Right now is the perfect time to buy a used kayak at a good price. For example, in Orleans there is a sports/kayak/rental place that after Labor Day sells their rental's at very reduced prices. I've picked up a bargain there. Because everyone can use more than one type of boat; kayaks for the surf (sit on top), ocean kayaks, two person boats, kid sized and kayaks made with lightweight materials for smaller and weaker people.
But for some people rowboats are still superior. Efficiency, leverage, drag, and stability. A few years ago (prior to the whole back and knee issues) I was paddling back to the landing behind a guy in a rowboat with his family; wife, two daughters. Older middle-aged man with good solid shoulders, pulling steadily with the two oars. The boat was also loaded with all their picnic supplies for the day. Well, I could keep up, gaining on them with only with a lot of extra effort and back then I was going out several times a week. I was fit. I wonder if there are any studies on boat type efficiency?

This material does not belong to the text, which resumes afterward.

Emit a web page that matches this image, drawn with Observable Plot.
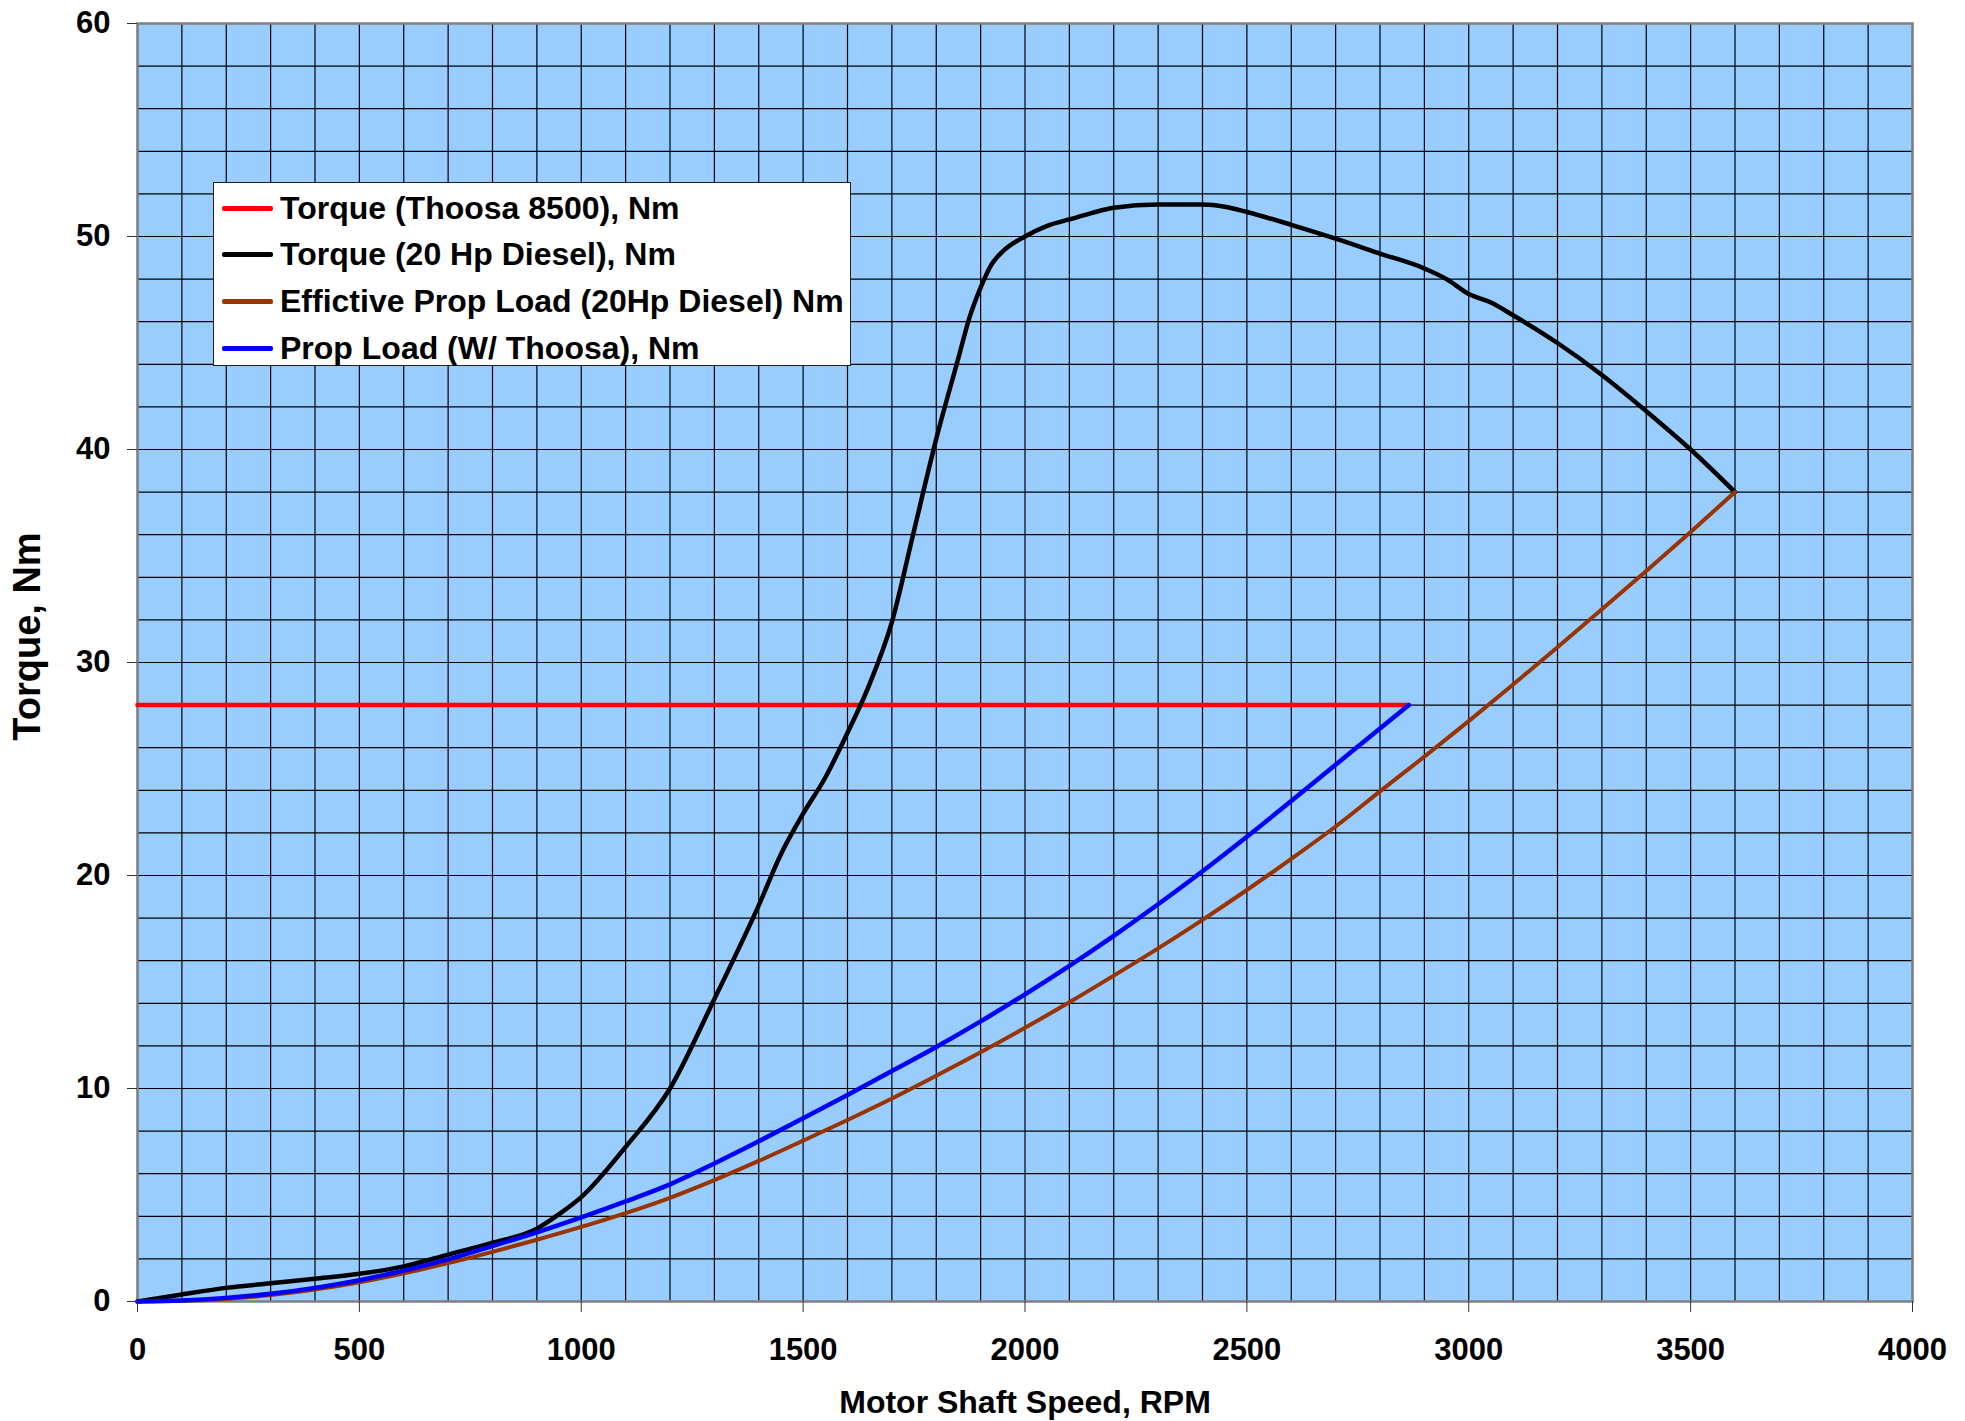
<!DOCTYPE html>
<html><head><meta charset="utf-8">
<script src="https://cdn.jsdelivr.net/npm/d3@7"></script>
<script src="https://cdn.jsdelivr.net/npm/@observablehq/plot@0.6"></script>
<style>
html,body{margin:0;padding:0;background:#fff;}
#wrap{position:relative;width:1965px;height:1421px;font-family:"Liberation Sans",Arial,sans-serif;color:#000;}
#legend{position:absolute;left:213px;top:182px;width:638px;height:184px;background:#fff;border:1.5px solid #222;box-sizing:border-box;}
.row{position:absolute;left:0;height:40px;display:flex;align-items:center;}
.sw{width:51px;height:5px;margin-left:8px;margin-right:7px;border-radius:2px;}
.lt{font-size:32px;font-weight:bold;white-space:nowrap;}
</style></head>
<body><div id="wrap"></div>
<script>
// Series names (legend order)
const seriesNames = [
  "Torque (Thoosa 8500), Nm",
  "Torque (20 Hp Diesel), Nm",
  "Effictive Prop Load (20Hp Diesel) Nm",
  "Prop Load (W/ Thoosa), Nm"
];
const seriesColors = ["#ff0000", "#000000", "#993300", "#0000ff"];

// Torque (Thoosa 8500)
const rpmThoosa = [0, 2865];
const nmThoosa = [28, 28];

// Torque (20 Hp Diesel)
const rpmDiesel = [0,100,200,300,400,500,600,700,800,900,950,1000,1100,1200,1300,1400,1450,1500,1550,1600,1650,1700,1750,1800,1850,1875,1900,1925,1950,2000,2050,2100,2150,2200,2300,2400,2450,2500,2600,2700,2800,2900,2950,3000,3050,3100,3200,3300,3400,3500,3600];
const nmDiesel  = [0,0.33,0.64,0.86,1.07,1.3,1.65,2.2,2.76,3.42,4.1,4.9,7.26,10.0,14.2,18.6,21.0,22.9,24.6,26.7,29.0,31.9,36.2,40.5,44.3,46.2,47.6,48.7,49.3,50.0,50.5,50.8,51.1,51.35,51.5,51.5,51.4,51.15,50.55,49.9,49.2,48.5,48.0,47.3,46.9,46.3,45.0,43.5,41.8,40.0,38.0];

// Effective Prop Load (20Hp Diesel)
const rpmPropDiesel = [0,100,200,300,400,500,600,700,800,900,1000,1100,1200,1300,1400,1500,1600,1700,1800,1900,2000,2100,2200,2300,2400,2500,2600,2700,2800,2900,3000,3100,3200,3300,3400,3500,3600];
const nmPropDiesel  = [0,0.03,0.12,0.3,0.56,0.9,1.32,1.8,2.33,2.9,3.5,4.15,4.87,5.7,6.6,7.55,8.52,9.53,10.6,11.7,12.85,14.05,15.3,16.58,17.92,19.32,20.78,22.3,23.95,25.58,27.25,28.97,30.72,32.5,34.3,36.13,38.0];

// Prop Load (W/ Thoosa)
const rpmPropThoosa = [0,100,200,300,400,500,600,700,800,900,1000,1100,1200,1300,1400,1500,1600,1700,1800,1900,2000,2100,2200,2300,2400,2500,2600,2700,2800,2865];
const nmPropThoosa  = [0,0.05,0.17,0.36,0.64,1.0,1.45,1.98,2.6,3.25,3.95,4.7,5.5,6.48,7.52,8.6,9.7,10.82,11.95,13.15,14.42,15.76,17.17,18.65,20.2,21.82,23.5,25.2,26.9,28.0];

// Axis ticks
const xTicks = [0,500,1000,1500,2000,2500,3000,3500,4000];
const yTicks = [0,10,20,30,40,50,60];
const xGrid = d3.range(0, 4001, 100);
const yGrid = d3.range(0, 61, 2);
const xTitle = "Motor Shaft Speed, RPM";
const yTitle = "Torque, Nm";

const toRows = (xs, ys) => xs.map((x, i) => ({rpm: x, nm: ys[i]}));
const series = [
  toRows(rpmThoosa, nmThoosa),
  toRows(rpmDiesel, nmDiesel),
  toRows(rpmPropDiesel, nmPropDiesel),
  toRows(rpmPropThoosa, nmPropThoosa)
];
const widths = [4.5, 4.5, 4, 4.5];

const chart = Plot.plot({
  width: 1965,
  height: 1421,
  marginLeft: 137,
  marginRight: 53,
  marginTop: 23,
  marginBottom: 120,
  style: {fontFamily: "'Liberation Sans', Arial, sans-serif", fontWeight: "bold", color: "#000", background: "#fff"},
  x: {domain: [0, 4000]},
  y: {domain: [0, 60]},
  marks: [
    Plot.frame({fill: "#99ccff", stroke: null}),
    Plot.gridX(xGrid, {stroke: "#000", strokeOpacity: 1, strokeWidth: 1.2}),
    Plot.gridY(yGrid, {stroke: "#000", strokeOpacity: 1, strokeWidth: 1.2}),
    Plot.frame({stroke: "#808080", strokeWidth: 2.5}),
    ...series.map((d, i) => Plot.line(d, {x: "rpm", y: "nm", stroke: seriesColors[i], strokeWidth: widths[i], curve: "monotone-x", strokeLinejoin: "round"})),
    Plot.axisX(xTicks, {tickSize: 11, tickPadding: 25, fontSize: 31, label: null, stroke: "#333", tickFormat: d => String(d)}),
    Plot.axisY(yTicks, {tickSize: 10, tickPadding: 17, fontSize: 31, label: null, stroke: "#333", tickFormat: d => String(d)}),
    Plot.text([xTitle], {frameAnchor: "bottom", dy: 101, fontSize: 32, fontWeight: "bold", lineAnchor: "middle", textAnchor: "middle", fill: "#000"}),
    Plot.text([yTitle], {frameAnchor: "left", dx: -110, dy: -26, rotate: -90, fontSize: 38, fontWeight: "bold", lineAnchor: "middle", textAnchor: "middle", fill: "#000"})
  ]
});

const wrap = document.getElementById("wrap");
wrap.appendChild(chart);

const legend = document.createElement("div");
legend.id = "legend";
const rowTops = [5, 51, 98, 145];
seriesNames.forEach((name, i) => {
  const r = document.createElement("div");
  r.className = "row";
  r.style.top = rowTops[i] + "px";
  const sw = document.createElement("div");
  sw.className = "sw";
  sw.style.background = seriesColors[i];
  const t = document.createElement("span");
  t.className = "lt";
  t.textContent = name;
  r.appendChild(sw); r.appendChild(t);
  legend.appendChild(r);
});
wrap.appendChild(legend);
</script>
</body></html>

Always used rowboats and yes, John, some are better than others.
I am of the old school. I make that sound like it's optional but my age and physical condition place me in that school.
Multiple Myeloma can humble a guy, I tell you.
I'd use a canoe if I wanted a "sports car" boat.
Size matters in selecting any boat, and it is particularly important in selecting a small rowing boat. A boat that is too small or too large is of limited use to its owner. Handling the thing out of water is a consideration some folks overlook.